When Nan Talese became my editor, she said to me—I think sort of good-naturedly, but she said it—“Now we’re going to see if you can write a
book worth a million dollars,” and it paralyzed me. I got $7,500 for The Water Is Wide, I got I think $10,000 for The Great Santini, I got $15,000 I believe for Lords of Discipline, and that seemed great to me. I was going up every time, it made me as happy as I could be, but I never asked, and I never paid attention much to that part of it. Here’s what I look for: Are they going to ask me to write another book? If they’re satisfied with the last book, or they were happy with the last book, if they want to sign me again, that is the great thing. I’m not sure my confidence ever got going as a writer, but they kept asking me to write another book, which was confidence making. Then this million-dollar business threw me. Anything connected with writing—success or failure—creates anxiety. I don’t care what happens to you, if you become king of the world or your book slides down the toilet, it’s still going to cause great anxiety, great stress.

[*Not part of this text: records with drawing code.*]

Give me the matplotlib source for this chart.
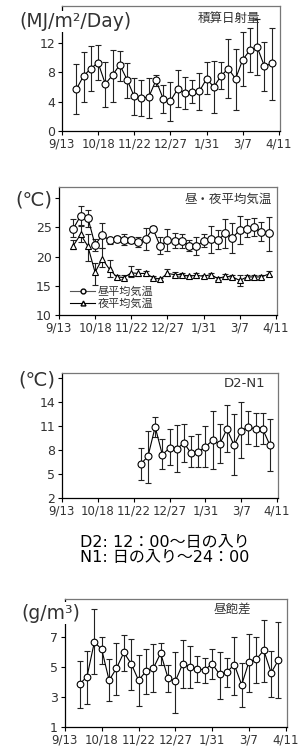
import matplotlib.pyplot as plt
from matplotlib.lines import Line2D

plt.rcParams['font.family'] = ['DejaVu Sans', 'Noto Sans CJK JP']

# x axis: days after 9/13
tick_pos = [0, 35, 70, 105, 140, 175, 210]
tick_labels = ['9/13', '10/18', '11/22', '12/27', '1/31', '3/7', '4/11']
week_days = [14, 21, 28, 35, 42, 49, 56, 63, 70, 77, 84, 91, 98, 105,
             112, 119, 126, 133, 140, 147, 154, 161, 168, 175, 182, 189, 196, 203]

# 積算日射量 (MJ/m2/Day)
rad_mean = [5.7, 7.5, 8.5, 9.3, 6.4, 7.6, 9.0, 7.0, 4.7, 4.5, 4.6, 6.9, 4.4, 4.1,
            5.7, 5.2, 5.3, 5.4, 7.1, 6.0, 7.5, 8.5, 7.1, 9.7, 11.0, 11.4, 8.8, 9.2]
rad_lo = [2.3, 4.0, 5.5, 6.9, 3.2, 4.0, 6.8, 4.5, 2.2, 2.0, 1.8, 6.1, 2.4, 1.4,
          3.2, 3.0, 3.8, 2.8, 5.0, 2.5, 5.7, 4.5, 2.8, 6.1, 8.0, 7.6, 5.4, 4.2]
rad_hi = [9.1, 10.8, 11.5, 11.7, 9.4, 11.0, 10.9, 9.3, 7.2, 6.9, 7.2, 7.6, 6.2, 6.6,
          8.3, 7.3, 6.9, 7.9, 9.4, 9.5, 9.4, 12.5, 11.2, 13.4, 14.0, 15.3, 12.1, 14.0]

# 昼・夜平均気温 (℃)
day_mean = [24.8, 27.0, 26.7, 22.0, 23.7, 22.8, 23.1, 22.9, 22.8, 22.5, 23.1, 24.8, 21.8, 22.8,
            22.6, 22.7, 21.9, 21.8, 22.7, 23.1, 22.8, 24.0, 23.2, 24.6, 24.8, 25.0, 24.2, 24.0]
day_lo = [23.4, 25.3, 25.0, 21.0, 21.5, 22.2, 22.6, 22.0, 22.3, 21.7, 21.2, 24.4, 20.5, 20.9,
          21.4, 21.5, 20.9, 20.3, 21.6, 20.6, 21.3, 21.5, 20.6, 22.1, 23.3, 23.5, 22.6, 21.0]
day_hi = [26.4, 28.7, 28.0, 23.0, 25.7, 23.2, 23.6, 23.8, 23.3, 23.3, 24.9, 25.2, 23.3, 24.7,
          24.0, 23.9, 22.9, 23.4, 23.9, 25.3, 24.5, 26.4, 25.7, 26.9, 26.4, 26.6, 25.9, 26.8]
night_mean = [21.9, 23.8, 21.8, 17.3, 19.6, 17.8, 16.5, 16.4, 17.2, 17.1, 17.1, 16.4, 16.1, 17.1,
              16.9, 16.9, 16.6, 16.8, 16.6, 16.9, 16.2, 16.6, 16.5, 15.9, 16.5, 16.5, 16.5, 17.0]
night_lo = [21.3, 22.5, 19.2, 15.1, 18.2, 16.5, 16.2, 16.1, 16.5, 16.6, 16.6, 16.1, 15.8, 16.6,
            16.6, 16.6, 16.3, 16.4, 16.3, 16.6, 15.9, 16.2, 16.2, 15.0, 16.2, 16.2, 16.2, 16.6]
night_hi = [22.9, 25.4, 23.8, 18.9, 21.5, 19.4, 16.9, 16.8, 18.4, 17.8, 17.6, 16.7, 16.4, 17.8,
            17.3, 17.2, 16.9, 17.2, 16.9, 17.2, 16.5, 17.0, 16.8, 16.8, 16.8, 16.8, 16.8, 17.6]

# D2-N1 (℃), from 11/29
diff_days = week_days[9:]
diff_mean = [6.25, 7.2, 10.9, 7.4, 8.25, 8.1, 8.9, 7.6, 7.75, 8.4,
             9.2, 8.75, 10.6, 8.6, 10.4, 10.9, 10.6, 10.6, 8.6]
diff_lo = [4.2, 3.8, 9.6, 5.6, 6.1, 5.2, 6.5, 5.8, 5.8, 5.9,
           5.6, 6.3, 7.8, 4.9, 7.0, 8.8, 8.5, 8.7, 5.3]
diff_hi = [8.3, 10.4, 12.2, 9.4, 10.6, 11.1, 11.2, 9.7, 10.0, 11.0,
           12.9, 11.2, 13.6, 12.5, 14.0, 12.9, 12.7, 12.7, 11.9]

# 昼飽差 (g/m3)
vpd_mean = [3.85, 4.35, 6.65, 6.15, 4.1, 4.9, 5.95, 5.2, 4.1, 4.7, 4.9, 5.9, 4.25, 4.05,
            5.2, 5.0, 4.85, 4.8, 5.2, 4.5, 4.65, 5.15, 3.8, 5.35, 5.5, 6.1, 4.6, 5.45]
vpd_lo = [2.25, 2.55, 4.55, 5.2, 2.7, 3.1, 4.7, 3.45, 2.4, 3.2, 3.3, 5.1, 3.35, 1.95,
          3.6, 3.6, 4.0, 3.9, 4.2, 2.85, 3.65, 3.1, 2.3, 3.35, 3.95, 4.0, 3.0, 2.9]
vpd_hi = [5.4, 6.05, 8.85, 7.0, 5.5, 6.6, 7.1, 6.85, 5.75, 6.15, 6.5, 6.6, 5.1, 6.0,
          6.75, 6.4, 5.7, 5.6, 6.2, 6.0, 5.55, 7.0, 5.25, 7.15, 7.0, 8.1, 6.05, 8.0]

TXT = '#333333'


def setup_axes(rect, ylim, yticks, ylabels):
    ax = fig.add_axes(rect)
    ax.set_xlim(0, 211)
    ax.set_ylim(*ylim)
    ax.set_xticks(tick_pos)
    ax.set_xticklabels(tick_labels, fontsize=8.5, color=TXT)
    ax.set_yticks(yticks)
    ax.set_yticklabels(ylabels, fontsize=9, color=TXT)
    ax.tick_params(direction='out', length=3, width=0.8, pad=2)
    for s in ['left', 'bottom']:
        ax.spines[s].set_color('black')
        ax.spines[s].set_linewidth(0.9)
    for s in ['top', 'right']:
        ax.spines[s].set_color('#777777')
        ax.spines[s].set_linewidth(0.9)
    return ax


def err_plot(ax, x, m, lo, hi, marker='o', ms=5):
    yerr = [[a - b for a, b in zip(m, lo)], [b - a for a, b in zip(m, hi)]]
    ax.errorbar(x, m, yerr=yerr, fmt='-' + marker, color='black', ecolor='#222222',
                mfc='white', mec='black', ms=ms, mew=0.8, lw=0.8,
                elinewidth=0.8, capsize=2, capthick=0.8, zorder=3)


fig = plt.figure(figsize=(3.02, 7.53), dpi=100)

# panel 1
ax1 = setup_axes([0.205, 0.826, 0.722, 0.166], (0, 17), [0, 4, 8, 12, 16],
                 ['0', '4', '8', '12', ''])
err_plot(ax1, week_days, rad_mean, rad_lo, rad_hi, ms=5)
ax1.text(0.32, 0.875, '(MJ/m²/Day)', transform=ax1.transAxes, ha='right', va='center',
         fontsize=13.5, color=TXT, zorder=10, clip_on=False,
         bbox=dict(facecolor='white', edgecolor='none', pad=1))
ax1.text(0.91, 0.90, '積算日射量', transform=ax1.transAxes, ha='right', va='center',
         fontsize=9, color=TXT, family='Noto Sans CJK JP')

# panel 2
ax2 = setup_axes([0.195, 0.582, 0.722, 0.170], (10, 32), [10, 15, 20, 25, 30],
                 ['10', '15', '20', '25', '(℃)'])
ax2.get_yticklabels()[-1].set_fontsize(14)
err_plot(ax2, week_days, day_mean, day_lo, day_hi, marker='o', ms=5.5)
err_plot(ax2, week_days, night_mean, night_lo, night_hi, marker='^', ms=4.5)
ax2.text(0.977, 0.90, '昼・夜平均気温', transform=ax2.transAxes, ha='right', va='center',
         fontsize=9, color=TXT, family='Noto Sans CJK JP')
handles = [Line2D([], [], color='#555555', lw=0.8, marker='o', ms=3.5, mfc='white', mec='black'),
           Line2D([], [], color='black', lw=0.8, marker='^', ms=3.5, mfc='white', mec='black')]
ax2.legend(handles, ['昼平均気温', '夜平均気温'], loc='lower left',
           bbox_to_anchor=(0.03, 0.01), frameon=False, handlelength=2.3,
           handletextpad=0.2, labelspacing=0.15, borderaxespad=0,
           prop={'family': 'Noto Sans CJK JP', 'size': 8}, labelcolor=TXT)

# panel 3
ax3 = setup_axes([0.205, 0.339, 0.716, 0.166], (2, 17.7), [2, 5, 8, 11, 14, 17],
                 ['2', '5', '8', '11', '14', '(℃)'])
ax3.get_yticklabels()[-1].set_fontsize(14)
err_plot(ax3, diff_days, diff_mean, diff_lo, diff_hi, ms=5)
ax3.text(0.94, 0.91, 'D2-N1', transform=ax3.transAxes, ha='right', va='center',
         fontsize=9.5, color=TXT)

fig.text(0.546, 0.2695, 'D2: 12：00～日の入り\nN1: 日の入り～24：00', ha='center', va='center',
         ma='left', fontsize=11.5, linespacing=1.0, color='black')

# panel 4
ax4 = setup_axes([0.215, 0.0345, 0.735, 0.170], (1, 9.5), [1, 3, 5, 7, 9],
                 ['1', '3', '5', '7', ''])
err_plot(ax4, week_days, vpd_mean, vpd_lo, vpd_hi, ms=4.8)
ax4.text(0.068, 0.89, '(g/m³)', transform=ax4.transAxes, ha='right', va='center',
         fontsize=13.5, color=TXT, zorder=10, clip_on=False,
         bbox=dict(facecolor='white', edgecolor='none', pad=1))
ax4.text(0.84, 0.92, '昼飽差', transform=ax4.transAxes, ha='right', va='center',
         fontsize=9, color=TXT, family='Noto Sans CJK JP')

fig.savefig('out.png', dpi=100)
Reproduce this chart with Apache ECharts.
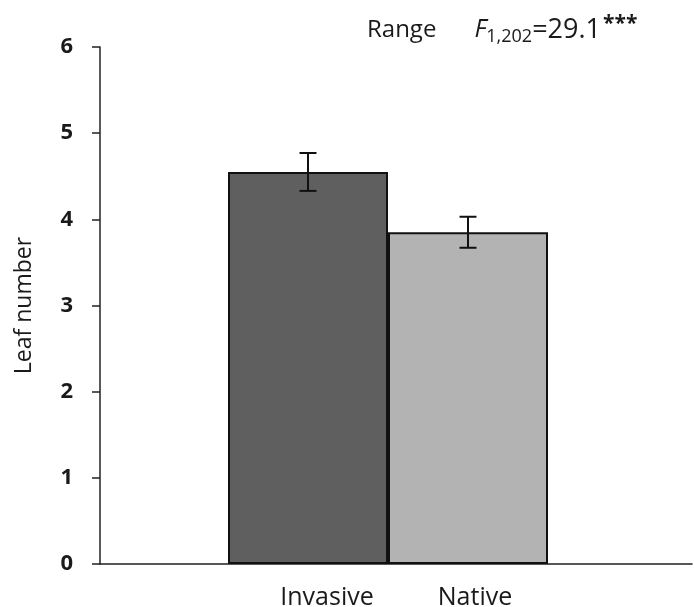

When Lenore and I first got to Rome, we didn’t know anybody in Italy. Jonathan Yardley, the critic for the Washington Post, had heard I was going over there, and he gave me the name of Michael Mewshaw. I had heard of him as a Catholic novelist and read one of his books; they’re very Graham Greene-ish, expatriate novels. We had been in Rome about a week and were still way out in this Mafia-ridden suburb, so I called Michael Mewshaw and said, “Jonathan Yardley gave me your name. You and your wife, Linda—could you all come out for lunch this Saturday?”